[Begin DATASET ENTRIES]

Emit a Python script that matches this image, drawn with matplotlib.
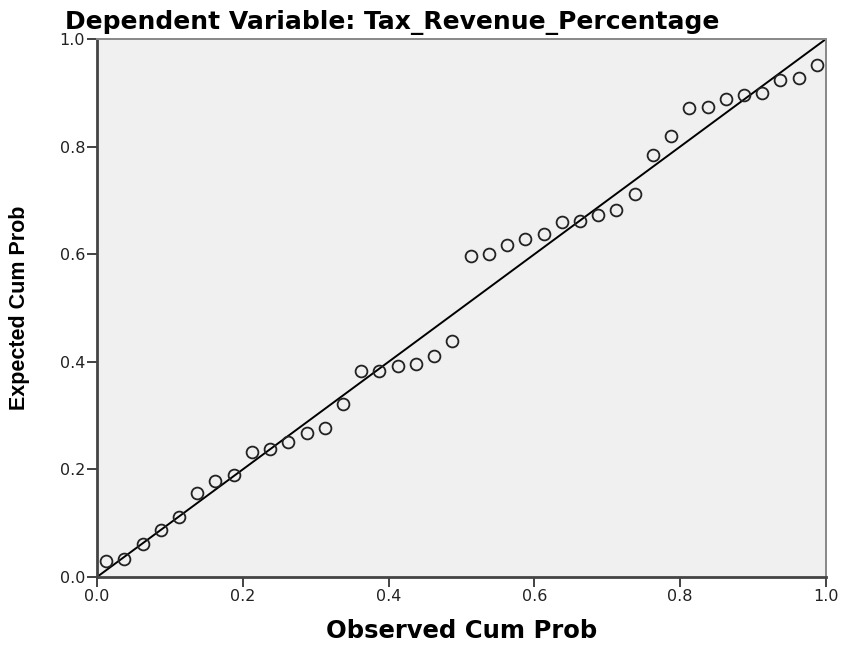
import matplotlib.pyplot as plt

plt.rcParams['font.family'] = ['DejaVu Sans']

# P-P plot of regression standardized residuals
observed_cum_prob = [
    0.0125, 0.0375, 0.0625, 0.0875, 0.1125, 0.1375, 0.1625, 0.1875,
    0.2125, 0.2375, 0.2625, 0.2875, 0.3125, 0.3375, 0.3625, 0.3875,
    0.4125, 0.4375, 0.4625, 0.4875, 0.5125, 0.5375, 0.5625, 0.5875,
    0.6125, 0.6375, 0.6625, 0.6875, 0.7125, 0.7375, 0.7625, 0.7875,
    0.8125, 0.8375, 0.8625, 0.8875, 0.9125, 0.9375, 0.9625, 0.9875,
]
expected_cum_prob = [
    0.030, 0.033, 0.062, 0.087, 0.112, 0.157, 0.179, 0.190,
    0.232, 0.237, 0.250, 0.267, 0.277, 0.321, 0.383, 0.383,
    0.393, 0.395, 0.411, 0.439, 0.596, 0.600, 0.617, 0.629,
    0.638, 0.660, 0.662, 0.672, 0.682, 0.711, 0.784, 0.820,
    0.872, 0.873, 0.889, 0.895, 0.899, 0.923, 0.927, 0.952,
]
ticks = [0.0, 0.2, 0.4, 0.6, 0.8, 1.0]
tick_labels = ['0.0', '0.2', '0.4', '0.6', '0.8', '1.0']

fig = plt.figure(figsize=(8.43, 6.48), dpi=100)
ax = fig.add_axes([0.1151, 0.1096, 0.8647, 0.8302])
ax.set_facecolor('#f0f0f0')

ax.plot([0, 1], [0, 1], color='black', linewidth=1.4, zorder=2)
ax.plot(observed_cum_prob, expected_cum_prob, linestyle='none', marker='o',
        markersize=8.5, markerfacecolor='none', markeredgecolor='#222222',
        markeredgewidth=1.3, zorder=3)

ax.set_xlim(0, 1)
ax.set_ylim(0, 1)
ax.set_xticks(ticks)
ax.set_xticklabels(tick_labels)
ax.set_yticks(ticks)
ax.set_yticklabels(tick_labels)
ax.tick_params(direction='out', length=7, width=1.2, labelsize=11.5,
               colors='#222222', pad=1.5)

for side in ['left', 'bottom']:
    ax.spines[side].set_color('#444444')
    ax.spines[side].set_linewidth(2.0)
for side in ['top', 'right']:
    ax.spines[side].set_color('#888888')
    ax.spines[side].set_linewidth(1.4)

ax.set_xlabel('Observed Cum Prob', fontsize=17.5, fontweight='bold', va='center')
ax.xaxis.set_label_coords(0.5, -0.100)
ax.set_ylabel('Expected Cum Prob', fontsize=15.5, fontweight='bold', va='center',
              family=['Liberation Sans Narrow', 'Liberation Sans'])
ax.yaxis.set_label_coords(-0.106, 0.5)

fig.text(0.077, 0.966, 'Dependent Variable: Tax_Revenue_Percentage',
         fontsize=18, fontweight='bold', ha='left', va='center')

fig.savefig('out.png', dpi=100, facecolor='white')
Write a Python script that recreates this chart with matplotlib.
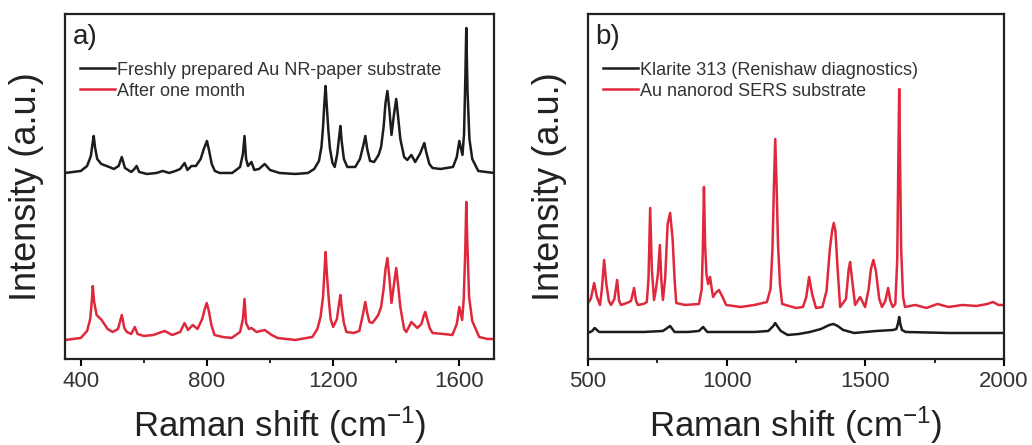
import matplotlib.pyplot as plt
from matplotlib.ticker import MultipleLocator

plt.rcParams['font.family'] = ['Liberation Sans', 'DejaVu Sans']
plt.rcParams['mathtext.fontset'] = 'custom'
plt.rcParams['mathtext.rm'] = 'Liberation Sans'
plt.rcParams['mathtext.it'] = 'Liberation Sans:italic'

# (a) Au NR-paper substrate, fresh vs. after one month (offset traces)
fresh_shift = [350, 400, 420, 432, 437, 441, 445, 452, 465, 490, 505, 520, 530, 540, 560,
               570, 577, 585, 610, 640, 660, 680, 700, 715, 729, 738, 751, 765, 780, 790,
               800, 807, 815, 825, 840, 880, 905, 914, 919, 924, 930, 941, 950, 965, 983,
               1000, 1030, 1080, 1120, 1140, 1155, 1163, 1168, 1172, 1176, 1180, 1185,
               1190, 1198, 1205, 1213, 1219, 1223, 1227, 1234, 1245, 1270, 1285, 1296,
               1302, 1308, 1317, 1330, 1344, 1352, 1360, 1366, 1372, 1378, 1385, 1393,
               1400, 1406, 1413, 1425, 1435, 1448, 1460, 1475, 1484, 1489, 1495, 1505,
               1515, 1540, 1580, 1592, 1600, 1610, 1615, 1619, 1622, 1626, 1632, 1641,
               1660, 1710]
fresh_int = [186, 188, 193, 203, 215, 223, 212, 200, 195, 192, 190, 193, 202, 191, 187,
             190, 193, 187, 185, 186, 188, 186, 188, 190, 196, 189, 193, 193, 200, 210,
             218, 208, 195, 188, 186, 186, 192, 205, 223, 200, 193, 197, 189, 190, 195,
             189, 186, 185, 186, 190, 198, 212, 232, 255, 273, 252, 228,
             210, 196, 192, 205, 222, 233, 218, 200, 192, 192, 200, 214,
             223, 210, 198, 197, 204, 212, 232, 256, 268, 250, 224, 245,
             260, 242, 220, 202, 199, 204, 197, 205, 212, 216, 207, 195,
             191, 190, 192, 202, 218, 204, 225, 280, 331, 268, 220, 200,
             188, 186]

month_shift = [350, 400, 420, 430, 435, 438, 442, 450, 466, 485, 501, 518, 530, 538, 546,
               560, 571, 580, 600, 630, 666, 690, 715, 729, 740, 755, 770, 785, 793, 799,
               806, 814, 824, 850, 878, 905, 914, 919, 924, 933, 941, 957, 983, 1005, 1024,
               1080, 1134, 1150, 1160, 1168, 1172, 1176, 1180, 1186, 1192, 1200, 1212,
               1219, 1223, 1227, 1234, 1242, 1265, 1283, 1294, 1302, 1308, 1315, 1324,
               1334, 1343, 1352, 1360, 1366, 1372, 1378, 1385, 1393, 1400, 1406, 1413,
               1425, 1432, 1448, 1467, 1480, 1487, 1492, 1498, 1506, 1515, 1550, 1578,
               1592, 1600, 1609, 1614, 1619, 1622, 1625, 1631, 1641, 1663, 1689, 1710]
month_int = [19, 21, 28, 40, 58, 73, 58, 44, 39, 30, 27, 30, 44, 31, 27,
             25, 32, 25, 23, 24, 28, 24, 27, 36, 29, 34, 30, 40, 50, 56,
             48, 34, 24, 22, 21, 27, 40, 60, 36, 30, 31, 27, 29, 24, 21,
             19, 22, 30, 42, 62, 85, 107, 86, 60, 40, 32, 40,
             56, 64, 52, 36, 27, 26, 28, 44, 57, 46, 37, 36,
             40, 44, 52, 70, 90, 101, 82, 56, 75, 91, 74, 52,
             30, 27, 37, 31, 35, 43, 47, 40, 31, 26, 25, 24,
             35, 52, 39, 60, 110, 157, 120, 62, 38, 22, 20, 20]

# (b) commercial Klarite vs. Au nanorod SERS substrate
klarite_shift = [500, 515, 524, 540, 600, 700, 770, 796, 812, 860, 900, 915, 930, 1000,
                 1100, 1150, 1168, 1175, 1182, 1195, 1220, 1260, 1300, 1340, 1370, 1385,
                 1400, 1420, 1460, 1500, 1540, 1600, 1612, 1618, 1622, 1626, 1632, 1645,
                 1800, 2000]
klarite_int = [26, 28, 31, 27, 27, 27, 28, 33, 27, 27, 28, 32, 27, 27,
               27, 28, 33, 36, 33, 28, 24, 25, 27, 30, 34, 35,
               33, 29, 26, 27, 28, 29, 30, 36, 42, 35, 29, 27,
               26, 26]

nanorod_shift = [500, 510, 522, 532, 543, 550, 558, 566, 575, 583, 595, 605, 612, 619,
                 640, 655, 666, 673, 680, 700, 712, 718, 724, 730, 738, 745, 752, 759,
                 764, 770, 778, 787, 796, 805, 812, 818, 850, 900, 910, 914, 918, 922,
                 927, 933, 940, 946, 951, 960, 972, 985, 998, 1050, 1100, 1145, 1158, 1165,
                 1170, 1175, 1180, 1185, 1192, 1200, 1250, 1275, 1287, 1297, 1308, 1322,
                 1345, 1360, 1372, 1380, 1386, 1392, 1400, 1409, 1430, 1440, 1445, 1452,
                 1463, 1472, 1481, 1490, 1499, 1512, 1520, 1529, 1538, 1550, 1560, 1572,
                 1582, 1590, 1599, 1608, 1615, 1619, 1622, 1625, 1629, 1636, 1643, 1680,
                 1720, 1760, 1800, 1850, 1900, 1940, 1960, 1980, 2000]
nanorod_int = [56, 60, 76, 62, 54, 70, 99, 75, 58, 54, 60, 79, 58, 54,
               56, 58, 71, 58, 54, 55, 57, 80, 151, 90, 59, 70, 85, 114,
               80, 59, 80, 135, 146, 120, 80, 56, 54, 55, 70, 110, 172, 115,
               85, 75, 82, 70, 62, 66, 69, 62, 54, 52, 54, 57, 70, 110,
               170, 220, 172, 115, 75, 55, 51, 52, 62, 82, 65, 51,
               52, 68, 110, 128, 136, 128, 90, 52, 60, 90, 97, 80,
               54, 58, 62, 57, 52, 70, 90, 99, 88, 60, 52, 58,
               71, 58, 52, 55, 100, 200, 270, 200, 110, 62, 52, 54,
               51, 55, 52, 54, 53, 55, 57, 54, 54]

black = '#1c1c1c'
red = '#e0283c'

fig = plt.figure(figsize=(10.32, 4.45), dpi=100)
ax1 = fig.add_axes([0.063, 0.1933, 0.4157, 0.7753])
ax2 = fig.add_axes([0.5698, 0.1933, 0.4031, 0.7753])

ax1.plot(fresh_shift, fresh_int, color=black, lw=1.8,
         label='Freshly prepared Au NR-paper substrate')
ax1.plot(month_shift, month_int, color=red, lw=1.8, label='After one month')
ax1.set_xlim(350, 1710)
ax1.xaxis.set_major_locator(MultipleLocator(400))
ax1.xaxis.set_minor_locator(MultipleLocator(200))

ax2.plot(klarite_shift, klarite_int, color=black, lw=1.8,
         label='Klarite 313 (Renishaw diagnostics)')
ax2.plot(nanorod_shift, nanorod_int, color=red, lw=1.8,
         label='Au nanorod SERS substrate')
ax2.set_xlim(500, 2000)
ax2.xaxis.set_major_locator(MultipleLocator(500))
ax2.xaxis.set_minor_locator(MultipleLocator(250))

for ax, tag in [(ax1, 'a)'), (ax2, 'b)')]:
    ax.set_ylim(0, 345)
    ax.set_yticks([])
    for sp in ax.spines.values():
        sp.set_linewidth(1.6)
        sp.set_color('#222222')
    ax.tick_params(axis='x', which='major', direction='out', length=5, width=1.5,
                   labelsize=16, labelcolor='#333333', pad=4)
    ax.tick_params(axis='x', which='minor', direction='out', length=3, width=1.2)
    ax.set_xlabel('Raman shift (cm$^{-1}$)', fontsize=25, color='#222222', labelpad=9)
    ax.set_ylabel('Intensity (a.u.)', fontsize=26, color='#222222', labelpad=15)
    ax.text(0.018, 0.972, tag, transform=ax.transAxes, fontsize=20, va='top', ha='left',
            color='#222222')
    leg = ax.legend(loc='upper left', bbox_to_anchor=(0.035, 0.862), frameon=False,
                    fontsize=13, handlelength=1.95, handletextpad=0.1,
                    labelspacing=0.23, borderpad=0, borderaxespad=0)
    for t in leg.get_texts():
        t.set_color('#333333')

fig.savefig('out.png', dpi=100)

[End DATASET ENTRIES]

• THE EXERCISE
Your copy should hold only the lines from the one containing "Write a Python" through the one containing "plt.rcParams['mathtext.it'] = 'Liberation", word for word, with no pictures.

• RESPONSE TO THE EXERCISE
Write a Python script that recreates this chart with matplotlib.
import matplotlib.pyplot as plt
from matplotlib.ticker import MultipleLocator

plt.rcParams['font.family'] = ['Liberation Sans', 'DejaVu Sans']
plt.rcParams['mathtext.fontset'] = 'custom'
plt.rcParams['mathtext.rm'] = 'Liberation Sans'
plt.rcParams['mathtext.it'] = 'Liberation Sans:italic'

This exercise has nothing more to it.